In some ways they are connected, loosely, but connected.
The Ten Commandments were about a covenant between God and God’s people, “I will be your God,” said God, and “to show that you are my people, this is what you will do.” They were not told “if you don’t do this the consequences are . . . . (fill in the blank)!“ Rather it was assumed that the Hebrew people would follow the commandments because it gave them a way of acting, a way of being, a way that set them apart from all others and that identified them as God’s own, the One God, in a time and culture that had many Gods. Dare I even say, the commandments and the law were a form of prayer?
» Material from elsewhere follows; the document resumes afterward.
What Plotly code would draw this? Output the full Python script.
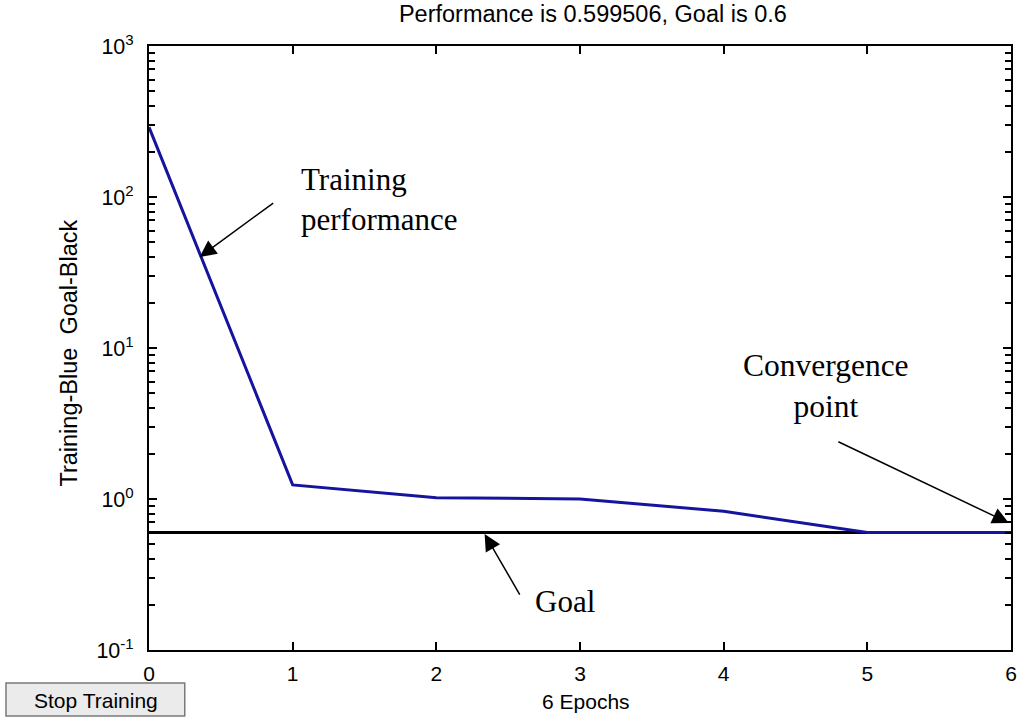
import plotly.graph_objects as go

# ---- data ----
epochs = [0, 1, 2, 3, 4, 5, 6]
training_perf = [290, 1.24, 1.02, 1.0, 0.83, 0.6, 0.599506]
goal = [0.6, 0.6, 0.6, 0.6, 0.6, 0.6, 0.6]

y_tickvals = [0.1, 1, 10, 100, 1000]
y_ticktext = ["10<sup>-1</sup>", "10<sup>0</sup>", "10<sup>1</sup>", "10<sup>2</sup>", "10<sup>3</sup>"]
x_tickvals = [0, 1, 2, 3, 4, 5, 6]
minor_vals = [m * 10 ** e for e in range(-1, 3) for m in range(2, 10)]

W, H = 1023, 723
L, R, T, B = 149, 6, 46, 73
PW, PH = W - L - R, H - T - B


def px(xpix):
    return (xpix - L) / PW


def py(ypix):
    return (H - B - ypix) / PH


sans = "Liberation Sans, Arial, sans-serif"
serif = "Liberation Serif, Times New Roman, serif"

fig = go.Figure()
fig.add_trace(go.Scatter(x=epochs, y=goal, mode="lines",
                         line=dict(color="black", width=3), showlegend=False))
fig.add_trace(go.Scatter(x=epochs, y=training_perf, mode="lines",
                         line=dict(color="#14149e", width=3), showlegend=False))

minor_cfg = dict(tickvals=minor_vals, ticks="inside", ticklen=6,
                 tickwidth=1.5, tickcolor="black", showgrid=False)

fig.update_layout(
    width=W, height=H,
    margin=dict(l=L, r=R, t=T, b=B),
    paper_bgcolor="white", plot_bgcolor="white",
    font=dict(family=sans, size=21, color="black"),
    title=dict(text="Performance is 0.599506, Goal is 0.6",
               x=px(596), xref="paper", xanchor="center",
               y=1 - 14 / H, yref="container", yanchor="middle",
               font=dict(family=sans, size=23.5, color="black")),
    xaxis=dict(range=[0, 6], tickvals=x_tickvals, ticks="inside", ticklen=8,
               tickwidth=1.5, tickcolor="black", showline=True, linecolor="black",
               linewidth=2, mirror="ticks", showgrid=False, zeroline=False,
               tickfont=dict(family=sans, size=21), ticklabelstandoff=4),
    yaxis=dict(type="log", range=[-1, 3], tickvals=y_tickvals, ticktext=y_ticktext,
               ticks="inside", ticklen=8, tickwidth=1.5, tickcolor="black",
               showline=True, linecolor="black", linewidth=2, mirror="ticks",
               showgrid=False, zeroline=False, tickfont=dict(family=sans, size=21.5),
               ticklabelstandoff=9, minor=minor_cfg),
    yaxis2=dict(type="log", range=[-1, 3], overlaying="y", side="right",
                tickvals=y_tickvals, showticklabels=False, ticks="inside", ticklen=8,
                tickwidth=1.5, tickcolor="black", showline=False, showgrid=False,
                zeroline=False, minor=minor_cfg),
)

# invisible trace to keep the right-hand mirrored axis rendered
fig.add_trace(go.Scatter(x=epochs, y=goal, yaxis="y2", mode="lines",
                         line=dict(color="rgba(0,0,0,0)", width=0),
                         showlegend=False, hoverinfo="skip"))

# axis titles
fig.add_annotation(text="6 Epochs", xref="paper", yref="paper", x=px(589), y=py(701),
                   showarrow=False, xanchor="center", yanchor="middle",
                   font=dict(family=sans, size=21))
fig.add_annotation(text="Training-Blue  Goal-Black", xref="paper", yref="paper",
                   x=px(68), y=py(353), textangle=-90, showarrow=False,
                   xanchor="center", yanchor="middle", font=dict(family=sans, size=23.5))

# callout arrows
arrow = dict(showarrow=True, arrowhead=2, arrowsize=2.2, arrowwidth=1.5,
             arrowcolor="black", text="", xref="x", yref="y")
fig.add_annotation(x=0.353, y=1.603, ax=75, ay=-55, **arrow)
fig.add_annotation(x=5.985, y=-0.159, ax=-172, ay=-82, **arrow)
fig.add_annotation(x=2.336, y=-0.232, ax=36, ay=62, **arrow)

# callout texts
fig.add_annotation(text="Training<br>performance", xref="paper", yref="paper",
                   x=px(300), y=py(200), xanchor="left", yanchor="middle",
                   align="left", showarrow=False, font=dict(family=serif, size=31))
fig.add_annotation(text="Convergence<br>point", xref="paper", yref="paper",
                   x=px(831), y=py(386), xanchor="center", yanchor="middle",
                   align="center", showarrow=False, font=dict(family=serif, size=31.5))
fig.add_annotation(text="Goal", xref="paper", yref="paper",
                   x=px(568), y=py(601), xanchor="center", yanchor="middle",
                   showarrow=False, font=dict(family=serif, size=31))

# Stop Training button
fig.add_shape(type="rect", xref="paper", yref="paper",
              x0=px(5), x1=px(185), y0=py(716), y1=py(683),
              fillcolor="#ebebeb", line=dict(color="#7a7a7a", width=1.5))
fig.add_annotation(text="Stop Training", xref="paper", yref="paper",
                   x=px(96), y=py(700), showarrow=False, xanchor="center",
                   yanchor="middle", font=dict(family=sans, size=21))

fig.write_html("out.html")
And the lesson from Corinthians played on that identification as God’s own in a way too. By knowing the cross was a way of life and not death the new Christian people had a new identity in God, based not just on rules handed to them from scripture that were not so much laws of governance but descriptions of how to behave if you were one of the People of God. They were a prescription of how to be in relationship with each other and God. These commandments and the laws of Leviticus were like the identification badges we all wear today so freely, at work, at gatherings, and even here. They were a means of identification. But those badges, once the Christian community began to be formed in
But what we learn in the gospel lesson is that the new identification in Christ is not about appearances. It is not enough to follow the letter of the law! Indeed, it was and is possible to live the letter of the law and miss it altogether. And missing the intent of the law is what made Jesus so angry that day. He wanted the badges of identification, those signs of covenant between God and God’s people, to come from the hearts of the people, not from some rote or placating action based on some old rule. Jesus demanded that hearts be changed, that people truly LIVE the intent of the law. He didn’t want or demand something simple and sweet and pastoral. He really challenged them to become new persons, a new people, same old covenant but the next generation because they knew Jesus was called to a deeper understanding of the law.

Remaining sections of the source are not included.